The brutality shows the true character of the world’s oldest democracy and its claimed beliefs in the freedom of expression and the right to dissent.
But the protests and the state’s reaction also hold a deeper lesson.
Despite the pile of evidence exposing the policies of the U.S. state, and despite the persistent and dogged protests and display of anger which has widespread support, America’s top managers appear fairly sanguine.
Why?
The Occupy Wall Street movement was started by a Canadian anti-consumerist group called the Adbusters, which pitched the idea online, and immediately drew support from people, especially the youth across America. The movement has since been supported by other groups like Anonymous, a group which was active in the European anti-austerity protests.
But the movement has no leadership, no clear goals. It has a slogan – “We are the 99 %” – but no position on what exactly needs to happen to empower the majority of Americans. It is exactly what it was proposed as – a group of thousands of individuals and groups with disparate ideas of what America should be like. That can always be a fine starting place for a movement, if the aim is to then channel this mass of frustration and anger into something concrete with a direction, purpose and a vision for change.
That is absent.
The movement teaches us the importance of organization. This large group of protestors will make headlines – just like the protests of the 1970s did, with anti-war sentiments, civil rights demands, flower power and general anarchism coalescing into one mass. But just like their predecessors four decades ago, they will be unable to bring any fundamental change because of the absence of an organized force, a party leading the demand for change.

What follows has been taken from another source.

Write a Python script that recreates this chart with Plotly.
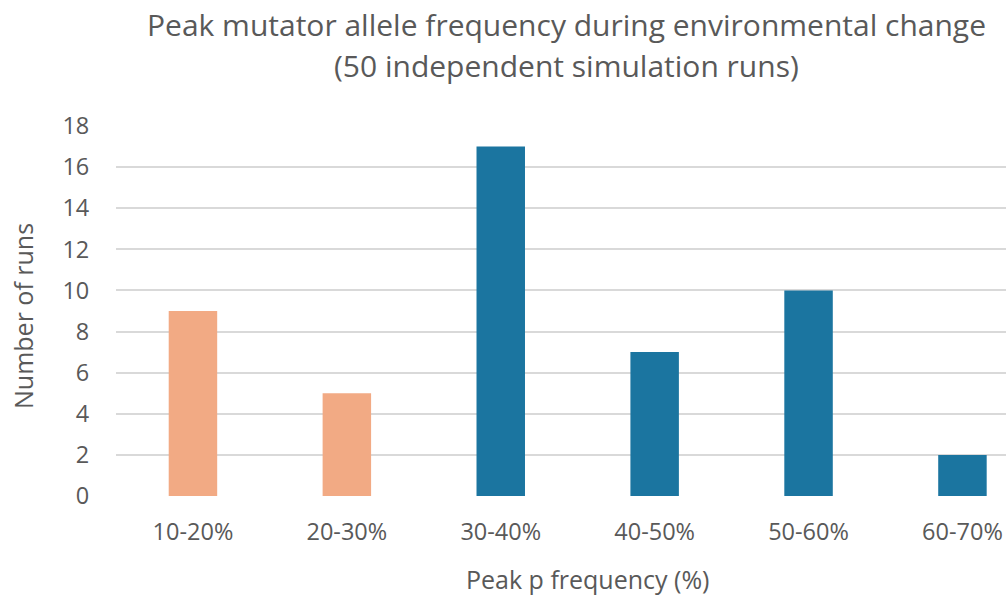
import plotly.graph_objects as go

categories = ["10-20%", "20-30%", "30-40%", "40-50%", "50-60%", "60-70%"]
runs = [9, 5, 17, 7, 10, 2]
bar_colors = ["#F2AA84", "#F2AA84", "#1B75A0", "#1B75A0", "#1B75A0", "#1B75A0"]
y_ticks = [0, 2, 4, 6, 8, 10, 12, 14, 16, 18]

title_line1 = "Peak mutator allele frequency during environmental change"
title_line2 = "(50 independent simulation runs)"
x_title = "Peak p frequency (%)"
y_title = "Number of runs"

W, H = 1006, 599
L, R, T, B = 116, 0, 126, 103
FONT = "Open Sans"
GRAY = "#595959"

fig = go.Figure(go.Bar(
    x=categories, y=runs, marker=dict(color=bar_colors, line=dict(width=0)),
    width=0.315,
))

fig.update_layout(
    width=W, height=H,
    margin=dict(l=L, r=R, t=T, b=B, pad=0),
    paper_bgcolor="white", plot_bgcolor="white",
    font=dict(family=FONT, color=GRAY, size=23),
    showlegend=False,
    xaxis=dict(
        type="category", range=[-0.5, -0.5 + (W - L - R) / 153.9],
        showgrid=False, zeroline=False, showline=False,
        ticks="outside", ticklen=15, tickcolor="rgba(0,0,0,0)",
        tickfont=dict(size=23.5, color=GRAY, family=FONT),
    ),
    yaxis=dict(
        range=[0, 18], tickvals=y_ticks,
        showgrid=True, gridcolor="#D9D9D9", gridwidth=1.5,
        zeroline=False, showline=False,
        ticks="outside", ticklen=21, tickcolor="rgba(0,0,0,0)",
        tickfont=dict(size=23.5, color=GRAY, family=FONT),
    ),
    annotations=[
        dict(text=title_line1, xref="paper", yref="paper",
             x=(566 - L) / (W - L - R), y=1 + (126 - 35) / (H - T - B),
             xanchor="center", yanchor="bottom", yshift=-12, showarrow=False,
             font=dict(size=30, color=GRAY, family=FONT)),
        dict(text=title_line2, xref="paper", yref="paper",
             x=(566 - L) / (W - L - R), y=1 + (126 - 75) / (H - T - B),
             xanchor="center", yanchor="bottom", yshift=-13, showarrow=False,
             font=dict(size=30, color=GRAY, family=FONT)),
        dict(text=x_title, xref="paper", yref="paper",
             x=(587 - L) / (W - L - R), y=-(588 - 496) / (H - T - B),
             xanchor="center", yanchor="bottom", yshift=-10, showarrow=False,
             font=dict(size=25, color=GRAY, family=FONT)),
        dict(text=y_title, xref="paper", yref="paper", textangle=-90,
             x=-(L - 23) / (W - L - R), y=(496 - 316) / (H - T - B),
             xanchor="center", yanchor="middle", showarrow=False,
             font=dict(size=25, color=GRAY, family=FONT)),
    ],
)

fig.write_html("out.html")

This does not mean that the movement is pointless: far from it. The Occupy Wall Street saga has caught the attention of Americans across the country, with copycat Occupy movements sprouting up in almost every other major city, revealing the deep disenchantment among ordinary Americans with the economic and political policies of their state.
It is important to learn the lessons thrown up by the Occupy Wall Street movement, and to support the protestors as they brave the challenge what is still, despite the cracks in its edifice, the mightiest capitalist and imperialist state in the world.